OpenAI will give the U.S. government a 30-day early look at its frontier AI models before public release, confirming compliance with the executive order President Trump signed June 2.
George Osborne, OpenAI’s head of countries, made the announcement Friday at SXSW London. The EO asks companies to voluntarily let federal agencies benchmark a model’s “advanced cyber capabilities” and determine whether it qualifies as a “covered frontier model.” It’s explicit: no mandatory licensing or preclearance, for now.
The order also directs the Attorney General to prioritize enforcement against anyone using AI for cyberattacks or cybercrime. The DOJ gets the stick; developers get the carrot of being listed as “trusted partners” with early model access.
The day before, Anthropic published a call for a global pause or coordinated slowdown in frontier AI development, citing recursive self-improvement risk: AI systems increasingly capable of building the next generation autonomously. Anthropic’s own data shows Claude now accounts for more than 80% of code contributions to its own codebase.

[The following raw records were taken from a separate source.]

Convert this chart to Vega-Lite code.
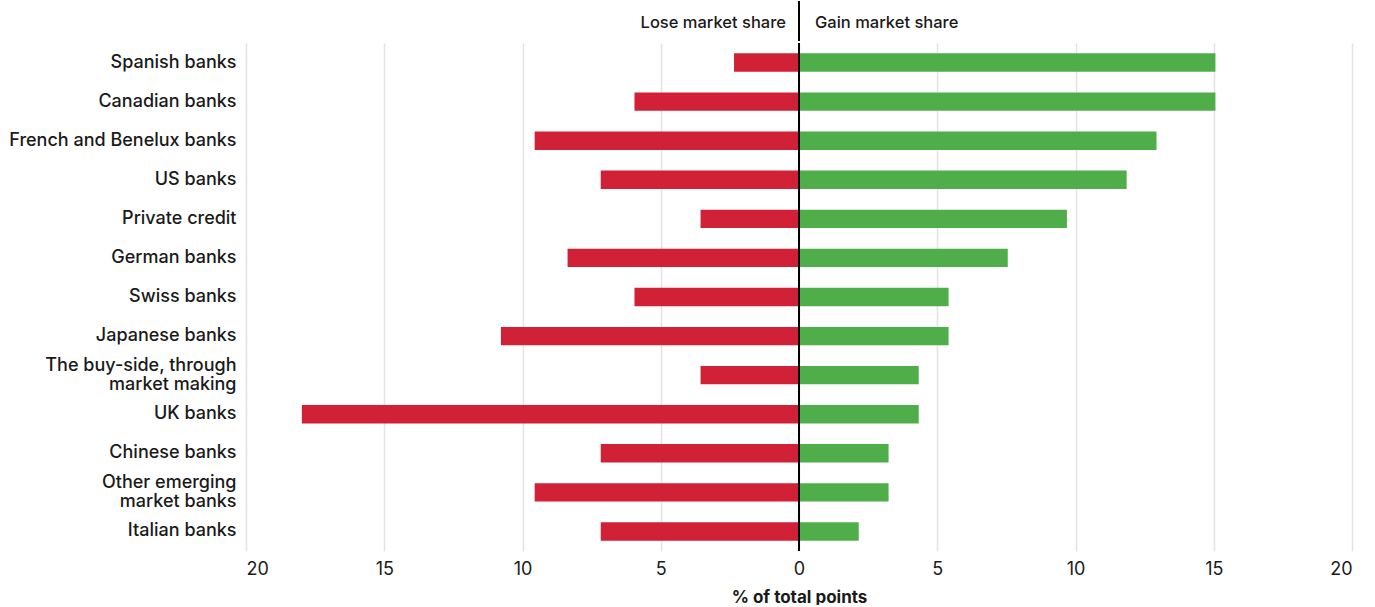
{
  "$schema": "https://vega.github.io/schema/vega-lite/v6.json",
  "padding": {"left": 8, "top": 0, "right": 24, "bottom": 0},
  "spacing": 0,
  "config": {"view": {"stroke": null}, "font": "Inter", "concat": {"spacing": 0}},
  "vconcat": [
    {
      "width": 1106,
      "height": 40,
      "data": {"values": [
        {"label": "Lose market share", "side": "Lose", "zero": 0},
        {"label": "Gain market share", "side": "Gain", "zero": 0}
      ]},
      "layer": [
        {
          "transform": [{"filter": "datum.side == 'Lose'"}],
          "mark": {"type": "rule", "color": "#000000", "strokeWidth": 2},
          "encoding": {"x": {"field": "zero", "type": "quantitative", "scale": {"domain": [-20, 20]}, "axis": null}}
        },
        {
          "transform": [{"filter": "datum.side == 'Lose'"}],
          "mark": {"type": "text", "align": "right", "dx": -13, "dy": 2, "fontSize": 16.5, "fontWeight": 500, "color": "#1a1a1a"},
          "encoding": {"x": {"field": "zero", "type": "quantitative"}, "text": {"field": "label"}}
        },
        {
          "transform": [{"filter": "datum.side == 'Gain'"}],
          "mark": {"type": "text", "align": "left", "dx": 16, "dy": 2, "fontSize": 16.5, "fontWeight": 500, "color": "#1a1a1a"},
          "encoding": {"x": {"field": "zero", "type": "quantitative"}, "text": {"field": "label"}}
        }
      ]
    },
    {
      "width": 1106,
      "height": 508,
      "data": {"values": [
        {"group": "Spanish banks", "side": "Lose", "value": -2.35},
        {"group": "Spanish banks", "side": "Gain", "value": 15.06},
        {"group": "Canadian banks", "side": "Lose", "value": -5.95},
        {"group": "Canadian banks", "side": "Gain", "value": 15.06},
        {"group": "French and Benelux banks", "side": "Lose", "value": -9.56},
        {"group": "French and Benelux banks", "side": "Gain", "value": 12.93},
        {"group": "US banks", "side": "Lose", "value": -7.17},
        {"group": "US banks", "side": "Gain", "value": 11.85},
        {"group": "Private credit", "side": "Lose", "value": -3.56},
        {"group": "Private credit", "side": "Gain", "value": 9.69},
        {"group": "German banks", "side": "Lose", "value": -8.37},
        {"group": "German banks", "side": "Gain", "value": 7.55},
        {"group": "Swiss banks", "side": "Lose", "value": -5.95},
        {"group": "Swiss banks", "side": "Gain", "value": 5.41},
        {"group": "Japanese banks", "side": "Lose", "value": -10.78},
        {"group": "Japanese banks", "side": "Gain", "value": 5.41},
        {"group": "The buy-side, through market making", "side": "Lose", "value": -3.56},
        {"group": "The buy-side, through market making", "side": "Gain", "value": 4.33},
        {"group": "UK banks", "side": "Lose", "value": -17.98},
        {"group": "UK banks", "side": "Gain", "value": 4.33},
        {"group": "Chinese banks", "side": "Lose", "value": -7.17},
        {"group": "Chinese banks", "side": "Gain", "value": 3.24},
        {"group": "Other emerging market banks", "side": "Lose", "value": -9.56},
        {"group": "Other emerging market banks", "side": "Gain", "value": 3.24},
        {"group": "Italian banks", "side": "Lose", "value": -7.17},
        {"group": "Italian banks", "side": "Gain", "value": 2.16}
      ]},
      "layer": [
        {
          "mark": {"type": "bar"},
          "encoding": {
            "y": {
              "field": "group",
              "type": "nominal",
              "sort": ["Spanish banks", "Canadian banks", "French and Benelux banks", "US banks", "Private credit", "German banks", "Swiss banks", "Japanese banks", "The buy-side, through market making", "UK banks", "Chinese banks", "Other emerging market banks", "Italian banks"],
              "scale": {"paddingInner": 0.53, "paddingOuter": 0.265},
              "axis": {
                "title": null,
                "domain": false,
                "ticks": false,
                "labelPadding": 10,
                "labelFontSize": 18,
                "labelFontWeight": 500,
                "labelColor": "#1a1a1a",
                "labelLimit": 300,
                "labelLineHeight": 19,
                "labelOffset": {"condition": {"test": "datum.value == 'The buy-side, through market making' || datum.value == 'Other emerging market banks'", "value": -9.5}, "value": 0},
                "minExtent": 237,
                "maxExtent": 237,
                "labelExpr": "datum.value == 'The buy-side, through market making' ? ['The buy-side, through', 'market making'] : datum.value == 'Other emerging market banks' ? ['Other emerging', 'market banks'] : datum.value"
              }
            },
            "x": {
              "field": "value",
              "type": "quantitative",
              "scale": {"domain": [-20, 20]},
              "axis": {
                "values": [-20, -15, -10, -5, 0, 5, 10, 15, 20],
                "labelExpr": "abs(datum.value)",
                "title": "% of total points",
                "domain": false,
                "ticks": false,
                "labelPadding": 9,
                "labelFontSize": 18,
                "labelColor": "#1a1a1a",
                "grid": true,
                "gridColor": "#e3e3e3",
                "gridWidth": 1.5,
                "titleFontSize": 17,
                "titleFontWeight": "bold",
                "titleColor": "#1a1a1a",
                "titlePadding": 11
              }
            },
            "color": {
              "field": "side",
              "type": "nominal",
              "scale": {"domain": ["Lose", "Gain"], "range": ["#D12136", "#50AE4A"]},
              "legend": null
            }
          }
        },
        {
          "data": {"values": [{"zero": 0}]},
          "mark": {"type": "rule", "color": "#000000", "strokeWidth": 2},
          "encoding": {"x": {"field": "zero", "type": "quantitative"}}
        }
      ]
    }
  ]
}
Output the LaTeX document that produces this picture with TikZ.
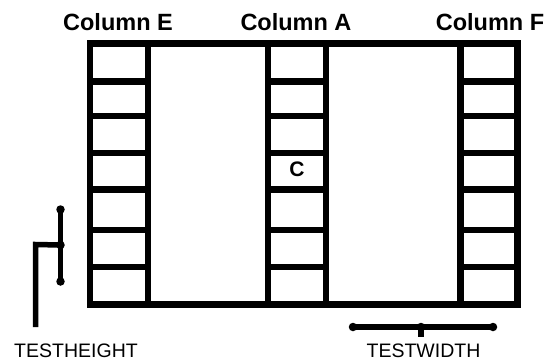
\documentclass[tikz,border=0pt]{standalone}
\usepackage{fontspec}
\setmainfont{Liberation Sans}
\begin{document}
\begin{tikzpicture}[x=1pt,y=-1pt,
  frame/.style={line width=6.3pt},
  bracket/.style={line width=5.5pt},
  dotmark/.style={circle,fill=black,inner sep=0pt,minimum size=8.5pt},
  head/.style={font=\fontsize{23.5}{26}\selectfont\bfseries,anchor=base,inner sep=0pt},
  dim/.style={font=\fontsize{19.5}{22}\selectfont,anchor=base,inner sep=0pt}]
\useasboundingbox (0,0) rectangle (550,360);
% frame
\draw[frame] (90.3,43.5) rectangle (517.5,304.5);
\foreach \x in {148,268,326,460.5}
  \draw[frame] (\x,43.5) -- (\x,304.5);
\foreach \y in {81.5,116,153,189.5,230,267}{
  \draw[frame] (90.3,\y) -- (148,\y);
  \draw[frame] (268,\y) -- (326,\y);
  \draw[frame] (460.5,\y) -- (517.5,\y);
}
% labels
\node[head] (colE) at (118,30) {Column E};
\node[head] (colA) at (296,30) {Column A};
\node[head] (colF) at (490,30) {Column F};
\node[font=\fontsize{21}{24}\selectfont\bfseries,inner sep=0pt] (cC) at (297,169) {C};
% height bracket
\node[dotmark] (ht) at (60.5,209.5) {};
\node[dotmark] (hm) at (60.5,245) {};
\node[dotmark] (hb) at (60.5,281.5) {};
\draw[bracket] (ht.center) -- (hb.center);
\coordinate (hc) at (35.5,244.5);
\coordinate (hd) at (35.5,327);
\draw[bracket] (hm.center) -- (hc) -- (hd);
\node[dim] (th) at (76,357) {TESTHEIGHT};
% width bracket
\node[dotmark] (wl) at (353,327) {};
\node[dotmark] (wm) at (421,327) {};
\node[dotmark] (wr) at (493,327) {};
\draw[bracket] (wl.center) -- (wr.center);
\coordinate (wd) at (421,337);
\draw[line width=6pt] (wm.center) -- (wd);
\node[dim] (tw) at (423.5,357) {TESTWIDTH};
\end{tikzpicture}
\end{document}
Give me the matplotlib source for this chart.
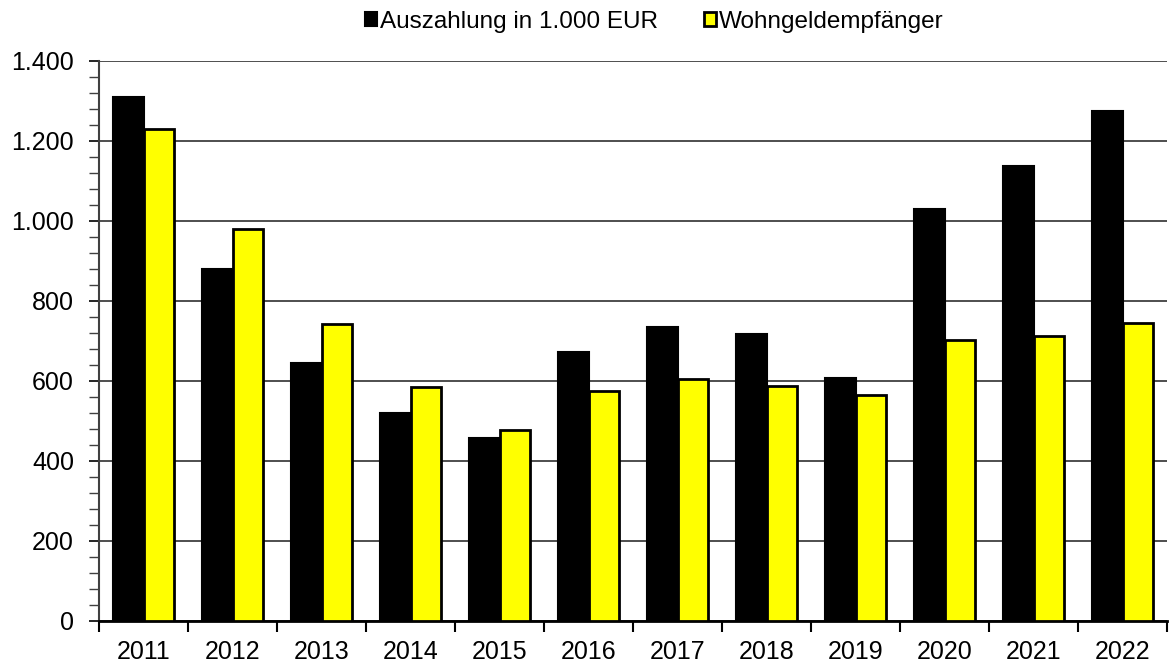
import matplotlib
matplotlib.use("Agg")
import matplotlib.pyplot as plt
from matplotlib.patches import Patch
from matplotlib.ticker import MultipleLocator, FuncFormatter
import numpy as np

years = ["2011", "2012", "2013", "2014", "2015", "2016", "2017", "2018", "2019", "2020", "2021", "2022"]
auszahlung = [1310, 881, 646, 521, 458, 672, 735, 717, 607, 1030, 1137, 1275]
empfaenger = [1231, 981, 743, 584, 478, 576, 604, 588, 564, 702, 713, 744]
series_labels = ["Auszahlung in 1.000 EUR", "Wohngeldempfänger"]

plt.rcParams['font.family'] = ['Liberation Sans', 'DejaVu Sans']
FS = 18
LFS = 17.5

fig = plt.figure(figsize=(11.7, 6.71), dpi=100)
ax = fig.add_axes([99/1170, 1 - 621/671, (1167 - 99)/1170, (621 - 61)/671])

x = np.arange(len(years))
w = 0.343
ax.bar(x - w/2, auszahlung, width=w, color="black", edgecolor="black", linewidth=1.5, zorder=3)
ax.bar(x + w/2, empfaenger, width=w, color="#FFFF00", edgecolor="black", linewidth=2.0, zorder=3)

ax.set_xlim(-0.5, len(years) - 0.5)
ax.set_ylim(0, 1400)

ax.yaxis.set_major_locator(MultipleLocator(200))
ax.yaxis.set_minor_locator(MultipleLocator(40))
ax.yaxis.set_major_formatter(FuncFormatter(lambda v, p: f"{int(v):,}".replace(",", ".")))
ax.grid(axis="y", which="major", color="#303030", linewidth=1.2, zorder=0)

ax.set_xticks(np.arange(len(years) + 1) - 0.5)
ax.set_xticklabels([])
ax.set_xticks(x, minor=True)
ax.set_xticklabels(years, minor=True)
ax.tick_params(axis="x", which="major", length=8, width=1.5, direction="out", color="black")
ax.tick_params(axis="x", which="minor", length=0, pad=14, labelsize=FS)
ax.tick_params(axis="y", which="major", length=7, width=1.2, pad=11, labelsize=FS)
ax.tick_params(axis="y", which="minor", length=7, width=1.0, color="#404040")

for s in ["top", "right"]:
    ax.spines[s].set_visible(False)
ax.spines["left"].set_color("#404040")
ax.spines["left"].set_linewidth(1.5)
ax.spines["bottom"].set_color("black")
ax.spines["bottom"].set_linewidth(2.0)
ax.set_axisbelow(True)

handles = [Patch(facecolor="black", edgecolor="black", linewidth=1.5),
           Patch(facecolor="#FFFF00", edgecolor="black", linewidth=2.0)]
fig.legend(handles, series_labels, loc="center", bbox_to_anchor=(654/1170, 1 - 22/671),
           ncol=2, frameon=False, fontsize=LFS, handlelength=0.5, handleheight=0.5,
           handletextpad=0.12, columnspacing=1.9, borderpad=0)

fig.savefig("out.png", dpi=100)
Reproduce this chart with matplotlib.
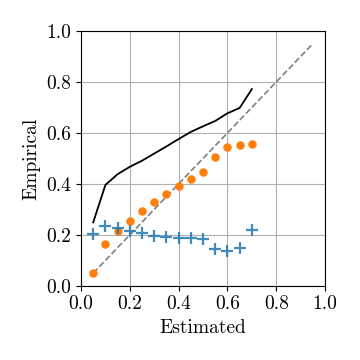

That’s the split worth watching. OpenAI’s voluntary compliance normalizes government pre-release access as an industry practice. Anthropic’s conditional pause proposal frames the same moment as a governance crisis. Every other lab now has to pick a public position, and the voluntary framework has a natural upgrade path: if benchmarking becomes routine, the gap between “voluntary” and “required” closes faster than most legal teams are planning for. Any founder building on frontier models should map which roadmap features get delayed if a 30-day federal review becomes the de facto standard before launch.
Sam Altman endorsed the order on X: “new EO gets the balance right.” Osborne added OpenAI suggested safety-tracking to governments globally, not just Washington.